The European Commission has decided to send a formal reminder to Sweden about its obligation to comply with a ruling of the Court of Justice (case C-141/03, 15 July 2004) that the Kingdom has failed to fulfil its obligations under the EC Treaty by not implementing the Commission Directive on the transparency of financial relations between Member States and public undertakings (2000/52/EC, amending Directive 80/723/EC). The reminder takes the form of a letter of formal notice under Article 228 of the EC Treaty. The Commission has also issued a formal request to Austria to implement correctly the same Directive (2002/52/EC) and four formal requests to the Czech Republic to implement the original Directive 80/723/EC and the three amending Directives (85/413/EC, 93/84/EC and 2002/52/EC). The formal requests take the form of reasoned opinions, the second stage of the infringement procedure under Article 226 of the EC Treaty If Austria and the Czech Republic do not take the necessary measures to comply with the reasoned opinion within two months of receipt, the Commission may refer them to the European Court of Justice.
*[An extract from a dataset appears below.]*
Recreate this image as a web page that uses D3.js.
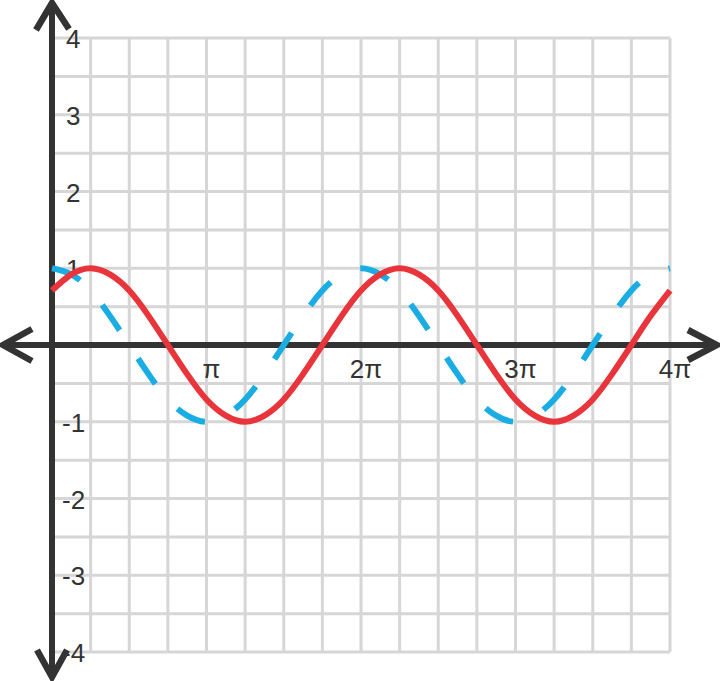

"European citizens need and deserve high-quality public or general interest services. It is in the taxpayers' interests to ensure that money for public services is used as it should be - to pay for the real costs of providing these services, rather than being illicitly diverted to subsidise commercial activities. Our transparency rules allow proper scrutiny of the accounts of undertakings entrusted with services of general interest or enjoying special or exclusive rights and so guard against such abuses ", commented Competition Commissioner Neelie Kroes i.

Commission Directive 80/723/EC places a double transparency requirement on Member States. Firstly, the Directive ensures the transparency of financial relations between public authorities and public undertakings through separate accounting for commercial and for public service activities. Secondly vis-à-vis the Commission, the Directive requires the member States to record certain financial data and to disclose them to the Commission upon request as well as to present annual reports to the Commission. Directives 85/413/EC and 93/84/EC clarified the scope of these obligations.

Commission Directive 2000/52/EC extended these transparency requirements to include not only public undertakings but also companies which, on the one hand, operate services of general economic interest and receive compensation in the form of payments or special or exclusive rights and which, on the other hand, also carry out commercial operations. The Directive aims at enabling the Commission to investigate alleged over-compensation of public service costs and cross-subsidisation of commercial activities (see IP/00/763).

Member States had to bring into force the laws, regulations and administrative provisions necessary to comply with Directive 2000/52/EC at the latest by 31 July 2001 or by the date of accession (1 May 2004) for the ten new Member States. Almost four years after this date, the Directive has not been fully implemented by Austria or Sweden. In the case of the Czech Republic, more than one year has already expired since the country should have implemented the existing body of EU law, including all four transparency Directives.